OBJECTIVE: Print, word for word, every line from the beginning of the listing up to and including the line with "const yTicks = [-10, -5, 0, 5]". Pictures are to be excluded.

──────

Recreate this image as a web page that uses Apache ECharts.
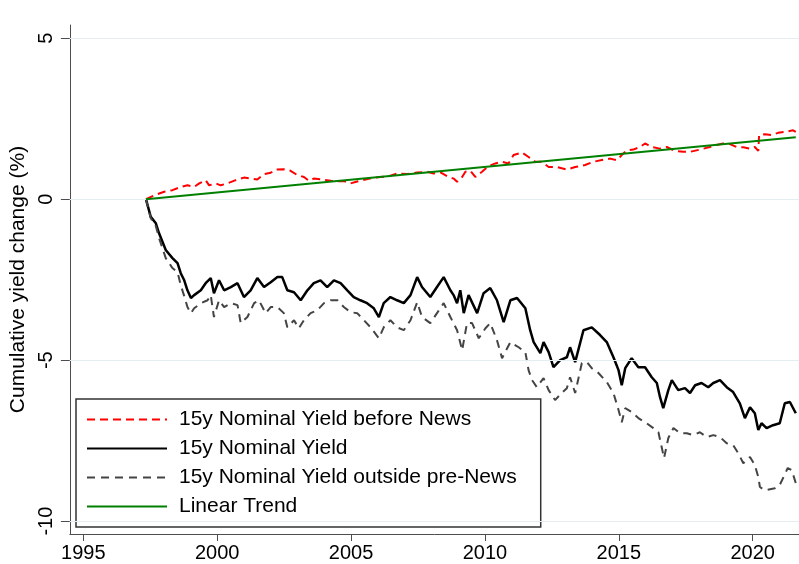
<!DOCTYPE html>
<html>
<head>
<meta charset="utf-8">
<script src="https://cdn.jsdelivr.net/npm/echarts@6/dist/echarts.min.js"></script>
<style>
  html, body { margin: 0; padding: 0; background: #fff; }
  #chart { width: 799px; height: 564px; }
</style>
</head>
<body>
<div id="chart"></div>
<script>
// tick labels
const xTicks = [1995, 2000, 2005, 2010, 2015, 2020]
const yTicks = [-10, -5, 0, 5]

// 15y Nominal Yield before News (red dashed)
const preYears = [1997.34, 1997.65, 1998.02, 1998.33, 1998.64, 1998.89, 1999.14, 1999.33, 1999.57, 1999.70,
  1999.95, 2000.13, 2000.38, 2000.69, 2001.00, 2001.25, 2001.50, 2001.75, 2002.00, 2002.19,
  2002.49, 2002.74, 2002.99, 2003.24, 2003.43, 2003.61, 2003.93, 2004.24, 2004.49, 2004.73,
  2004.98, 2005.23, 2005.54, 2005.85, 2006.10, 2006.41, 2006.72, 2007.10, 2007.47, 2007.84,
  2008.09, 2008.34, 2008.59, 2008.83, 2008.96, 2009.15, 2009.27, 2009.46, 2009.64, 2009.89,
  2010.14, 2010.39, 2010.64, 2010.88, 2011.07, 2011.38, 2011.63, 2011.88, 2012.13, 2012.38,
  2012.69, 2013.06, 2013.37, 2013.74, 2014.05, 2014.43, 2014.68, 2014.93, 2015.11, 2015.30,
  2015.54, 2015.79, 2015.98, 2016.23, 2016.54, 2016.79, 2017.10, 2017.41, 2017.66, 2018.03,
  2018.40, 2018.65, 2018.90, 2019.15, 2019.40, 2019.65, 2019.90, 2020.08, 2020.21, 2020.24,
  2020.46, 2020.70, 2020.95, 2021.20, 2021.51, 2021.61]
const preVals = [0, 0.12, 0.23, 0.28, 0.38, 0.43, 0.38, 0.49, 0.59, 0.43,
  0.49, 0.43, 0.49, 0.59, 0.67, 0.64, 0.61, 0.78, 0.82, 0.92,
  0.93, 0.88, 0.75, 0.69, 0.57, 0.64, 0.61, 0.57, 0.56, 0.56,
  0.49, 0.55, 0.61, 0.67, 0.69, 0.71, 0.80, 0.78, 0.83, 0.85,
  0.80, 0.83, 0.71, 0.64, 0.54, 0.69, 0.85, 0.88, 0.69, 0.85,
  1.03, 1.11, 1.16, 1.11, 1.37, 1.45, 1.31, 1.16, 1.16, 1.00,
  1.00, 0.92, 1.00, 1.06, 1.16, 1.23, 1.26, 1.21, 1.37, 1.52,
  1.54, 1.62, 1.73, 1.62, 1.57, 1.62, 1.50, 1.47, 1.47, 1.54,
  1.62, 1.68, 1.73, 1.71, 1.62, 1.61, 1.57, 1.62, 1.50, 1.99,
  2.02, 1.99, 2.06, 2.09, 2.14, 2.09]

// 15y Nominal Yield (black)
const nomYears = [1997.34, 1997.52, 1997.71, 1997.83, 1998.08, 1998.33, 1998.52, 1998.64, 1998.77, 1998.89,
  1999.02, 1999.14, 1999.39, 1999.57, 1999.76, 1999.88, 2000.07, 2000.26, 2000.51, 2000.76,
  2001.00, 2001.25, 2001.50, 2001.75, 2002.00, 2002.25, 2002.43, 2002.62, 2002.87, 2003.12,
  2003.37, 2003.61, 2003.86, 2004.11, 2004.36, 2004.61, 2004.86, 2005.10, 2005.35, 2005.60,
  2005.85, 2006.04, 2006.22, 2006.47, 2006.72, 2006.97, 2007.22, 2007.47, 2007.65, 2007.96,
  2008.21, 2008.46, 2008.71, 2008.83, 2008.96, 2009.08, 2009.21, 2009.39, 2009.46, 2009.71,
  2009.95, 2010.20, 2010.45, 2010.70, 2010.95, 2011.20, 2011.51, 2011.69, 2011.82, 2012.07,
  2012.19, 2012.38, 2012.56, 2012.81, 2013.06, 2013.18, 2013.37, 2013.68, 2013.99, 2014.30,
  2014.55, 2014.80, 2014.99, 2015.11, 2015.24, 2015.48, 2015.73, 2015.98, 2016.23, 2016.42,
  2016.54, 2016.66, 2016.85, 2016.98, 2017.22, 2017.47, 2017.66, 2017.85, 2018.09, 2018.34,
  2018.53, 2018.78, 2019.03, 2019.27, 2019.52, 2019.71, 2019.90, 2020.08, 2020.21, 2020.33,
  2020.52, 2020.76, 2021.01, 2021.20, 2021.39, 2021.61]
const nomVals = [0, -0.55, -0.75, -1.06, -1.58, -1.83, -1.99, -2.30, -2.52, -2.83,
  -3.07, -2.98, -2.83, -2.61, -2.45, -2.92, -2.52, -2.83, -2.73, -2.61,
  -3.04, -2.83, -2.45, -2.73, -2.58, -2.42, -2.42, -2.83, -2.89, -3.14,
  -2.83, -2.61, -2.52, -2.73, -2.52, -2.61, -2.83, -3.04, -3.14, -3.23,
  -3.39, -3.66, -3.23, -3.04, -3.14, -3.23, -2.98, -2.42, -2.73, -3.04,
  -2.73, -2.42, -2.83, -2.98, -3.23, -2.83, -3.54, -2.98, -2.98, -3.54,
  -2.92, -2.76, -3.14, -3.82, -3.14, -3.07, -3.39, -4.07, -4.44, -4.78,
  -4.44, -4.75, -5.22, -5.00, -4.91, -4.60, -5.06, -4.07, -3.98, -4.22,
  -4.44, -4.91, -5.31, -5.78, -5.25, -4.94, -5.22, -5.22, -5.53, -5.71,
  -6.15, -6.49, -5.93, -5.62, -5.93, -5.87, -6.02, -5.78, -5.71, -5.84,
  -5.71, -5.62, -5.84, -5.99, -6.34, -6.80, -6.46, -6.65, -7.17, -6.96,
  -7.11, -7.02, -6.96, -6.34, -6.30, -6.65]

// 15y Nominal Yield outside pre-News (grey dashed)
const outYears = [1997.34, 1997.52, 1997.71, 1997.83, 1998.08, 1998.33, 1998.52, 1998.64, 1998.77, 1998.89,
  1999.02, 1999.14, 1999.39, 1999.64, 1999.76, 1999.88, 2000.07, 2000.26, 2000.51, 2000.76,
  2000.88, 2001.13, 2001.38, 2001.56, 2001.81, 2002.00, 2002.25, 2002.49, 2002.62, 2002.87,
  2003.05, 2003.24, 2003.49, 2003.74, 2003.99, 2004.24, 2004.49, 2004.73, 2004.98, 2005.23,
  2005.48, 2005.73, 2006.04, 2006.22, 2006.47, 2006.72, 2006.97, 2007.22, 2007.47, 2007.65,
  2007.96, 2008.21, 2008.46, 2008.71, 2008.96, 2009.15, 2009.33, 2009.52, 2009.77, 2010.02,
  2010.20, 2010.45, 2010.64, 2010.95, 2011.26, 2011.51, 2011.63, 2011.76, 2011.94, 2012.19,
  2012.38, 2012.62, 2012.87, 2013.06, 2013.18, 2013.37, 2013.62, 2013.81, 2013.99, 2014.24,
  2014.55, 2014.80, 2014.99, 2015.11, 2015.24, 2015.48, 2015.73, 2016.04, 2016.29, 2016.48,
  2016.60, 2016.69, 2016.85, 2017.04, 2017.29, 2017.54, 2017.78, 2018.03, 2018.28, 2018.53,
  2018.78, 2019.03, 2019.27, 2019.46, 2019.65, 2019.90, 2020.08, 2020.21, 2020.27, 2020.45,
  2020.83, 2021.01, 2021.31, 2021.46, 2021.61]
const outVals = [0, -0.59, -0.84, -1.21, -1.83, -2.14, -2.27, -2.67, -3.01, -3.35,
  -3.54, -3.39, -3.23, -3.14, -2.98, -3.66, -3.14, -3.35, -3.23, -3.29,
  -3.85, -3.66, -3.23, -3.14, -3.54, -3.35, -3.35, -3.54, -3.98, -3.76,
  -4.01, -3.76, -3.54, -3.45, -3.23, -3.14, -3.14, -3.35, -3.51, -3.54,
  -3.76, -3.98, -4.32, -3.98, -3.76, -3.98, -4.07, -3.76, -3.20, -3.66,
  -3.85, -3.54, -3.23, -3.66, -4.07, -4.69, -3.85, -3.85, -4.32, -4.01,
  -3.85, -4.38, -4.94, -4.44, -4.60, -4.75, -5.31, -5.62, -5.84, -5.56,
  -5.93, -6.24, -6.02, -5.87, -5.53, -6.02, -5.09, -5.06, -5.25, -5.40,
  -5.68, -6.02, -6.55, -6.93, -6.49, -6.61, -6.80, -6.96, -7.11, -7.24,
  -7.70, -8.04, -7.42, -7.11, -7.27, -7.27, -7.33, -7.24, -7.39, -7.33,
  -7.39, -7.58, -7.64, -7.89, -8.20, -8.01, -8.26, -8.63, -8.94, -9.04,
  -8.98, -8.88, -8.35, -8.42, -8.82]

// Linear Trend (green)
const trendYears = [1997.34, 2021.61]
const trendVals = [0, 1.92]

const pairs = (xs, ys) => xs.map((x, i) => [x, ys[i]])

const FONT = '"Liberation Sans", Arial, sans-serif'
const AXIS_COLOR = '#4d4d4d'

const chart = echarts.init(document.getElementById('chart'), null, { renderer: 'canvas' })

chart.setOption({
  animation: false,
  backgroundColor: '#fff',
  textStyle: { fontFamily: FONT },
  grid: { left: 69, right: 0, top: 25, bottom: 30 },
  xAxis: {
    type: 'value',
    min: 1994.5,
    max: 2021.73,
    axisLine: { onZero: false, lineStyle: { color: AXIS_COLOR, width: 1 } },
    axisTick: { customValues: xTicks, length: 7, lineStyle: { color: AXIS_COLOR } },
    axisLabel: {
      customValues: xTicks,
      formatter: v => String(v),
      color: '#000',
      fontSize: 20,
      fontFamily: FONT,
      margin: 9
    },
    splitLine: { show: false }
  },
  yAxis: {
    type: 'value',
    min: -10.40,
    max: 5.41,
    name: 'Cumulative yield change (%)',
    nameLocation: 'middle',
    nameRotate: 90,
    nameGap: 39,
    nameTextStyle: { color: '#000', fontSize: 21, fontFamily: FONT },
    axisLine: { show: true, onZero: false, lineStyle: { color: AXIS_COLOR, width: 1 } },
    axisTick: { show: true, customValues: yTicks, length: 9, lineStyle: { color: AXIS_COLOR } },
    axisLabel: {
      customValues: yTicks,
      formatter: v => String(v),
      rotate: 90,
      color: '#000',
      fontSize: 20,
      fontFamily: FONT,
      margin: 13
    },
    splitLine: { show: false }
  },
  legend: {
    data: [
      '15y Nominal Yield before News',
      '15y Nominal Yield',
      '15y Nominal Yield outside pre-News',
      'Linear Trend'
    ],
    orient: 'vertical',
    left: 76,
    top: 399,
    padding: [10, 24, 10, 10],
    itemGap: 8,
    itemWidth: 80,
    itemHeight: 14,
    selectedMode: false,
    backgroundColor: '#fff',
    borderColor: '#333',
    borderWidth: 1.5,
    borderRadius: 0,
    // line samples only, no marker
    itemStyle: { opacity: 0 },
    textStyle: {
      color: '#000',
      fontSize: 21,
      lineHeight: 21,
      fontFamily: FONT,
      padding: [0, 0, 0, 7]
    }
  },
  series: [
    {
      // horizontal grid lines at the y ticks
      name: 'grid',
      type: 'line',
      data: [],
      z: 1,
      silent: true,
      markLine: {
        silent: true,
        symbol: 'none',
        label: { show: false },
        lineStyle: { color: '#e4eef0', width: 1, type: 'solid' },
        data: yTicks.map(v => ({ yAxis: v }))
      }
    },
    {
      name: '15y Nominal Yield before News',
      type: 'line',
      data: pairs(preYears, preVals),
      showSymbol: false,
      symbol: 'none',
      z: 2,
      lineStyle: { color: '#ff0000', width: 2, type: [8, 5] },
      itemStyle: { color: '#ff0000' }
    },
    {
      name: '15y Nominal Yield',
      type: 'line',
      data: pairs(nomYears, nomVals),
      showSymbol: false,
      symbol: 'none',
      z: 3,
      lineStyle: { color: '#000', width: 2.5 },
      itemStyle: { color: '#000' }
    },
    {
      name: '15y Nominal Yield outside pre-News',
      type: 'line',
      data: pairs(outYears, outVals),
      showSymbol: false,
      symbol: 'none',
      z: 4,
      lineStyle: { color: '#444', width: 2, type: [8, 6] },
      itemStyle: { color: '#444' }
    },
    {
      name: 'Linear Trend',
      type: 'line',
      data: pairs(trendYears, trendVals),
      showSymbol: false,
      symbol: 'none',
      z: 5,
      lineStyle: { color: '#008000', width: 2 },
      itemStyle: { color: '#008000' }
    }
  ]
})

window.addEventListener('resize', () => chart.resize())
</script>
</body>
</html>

──────

RESPONSE:
Recreate this image as a web page that uses Apache ECharts.
<!DOCTYPE html>
<html>
<head>
<meta charset="utf-8">
<script src="https://cdn.jsdelivr.net/npm/echarts@6/dist/echarts.min.js"></script>
<style>
  html, body { margin: 0; padding: 0; background: #fff; }
  #chart { width: 799px; height: 564px; }
</style>
</head>
<body>
<div id="chart"></div>
<script>
// tick labels
const xTicks = [1995, 2000, 2005, 2010, 2015, 2020]
const yTicks = [-10, -5, 0, 5]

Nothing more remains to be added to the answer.